### Data shown

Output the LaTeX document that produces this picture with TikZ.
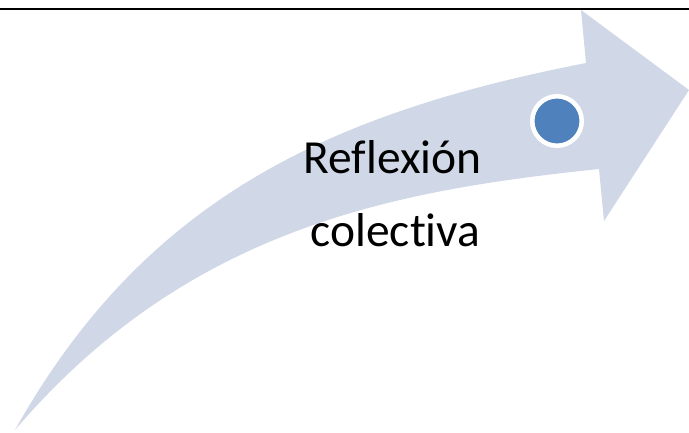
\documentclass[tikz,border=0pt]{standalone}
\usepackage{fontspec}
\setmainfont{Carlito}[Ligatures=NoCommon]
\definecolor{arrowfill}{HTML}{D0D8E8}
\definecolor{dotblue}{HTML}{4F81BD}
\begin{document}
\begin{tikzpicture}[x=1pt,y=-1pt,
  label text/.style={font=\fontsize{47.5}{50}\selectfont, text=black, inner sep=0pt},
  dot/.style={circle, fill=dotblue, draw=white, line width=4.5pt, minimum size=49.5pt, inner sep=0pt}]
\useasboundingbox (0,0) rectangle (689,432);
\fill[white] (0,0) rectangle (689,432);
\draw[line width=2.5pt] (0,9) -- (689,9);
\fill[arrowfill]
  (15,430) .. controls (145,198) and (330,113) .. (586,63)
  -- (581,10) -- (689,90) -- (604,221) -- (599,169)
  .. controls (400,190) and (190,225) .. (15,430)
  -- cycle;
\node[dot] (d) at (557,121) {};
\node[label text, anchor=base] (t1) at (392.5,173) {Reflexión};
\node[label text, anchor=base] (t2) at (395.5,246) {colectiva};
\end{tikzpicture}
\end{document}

### Stated exercise
Print the whole listing above once more, word for word, without its pictures.

### Complete response
Output the LaTeX document that produces this picture with TikZ.
\documentclass[tikz,border=0pt]{standalone}
\usepackage{fontspec}
\setmainfont{Carlito}[Ligatures=NoCommon]
\definecolor{arrowfill}{HTML}{D0D8E8}
\definecolor{dotblue}{HTML}{4F81BD}
\begin{document}
\begin{tikzpicture}[x=1pt,y=-1pt,
  label text/.style={font=\fontsize{47.5}{50}\selectfont, text=black, inner sep=0pt},
  dot/.style={circle, fill=dotblue, draw=white, line width=4.5pt, minimum size=49.5pt, inner sep=0pt}]
\useasboundingbox (0,0) rectangle (689,432);
\fill[white] (0,0) rectangle (689,432);
\draw[line width=2.5pt] (0,9) -- (689,9);
\fill[arrowfill]
  (15,430) .. controls (145,198) and (330,113) .. (586,63)
  -- (581,10) -- (689,90) -- (604,221) -- (599,169)
  .. controls (400,190) and (190,225) .. (15,430)
  -- cycle;
\node[dot] (d) at (557,121) {};
\node[label text, anchor=base] (t1) at (392.5,173) {Reflexión};
\node[label text, anchor=base] (t2) at (395.5,246) {colectiva};
\end{tikzpicture}
\end{document}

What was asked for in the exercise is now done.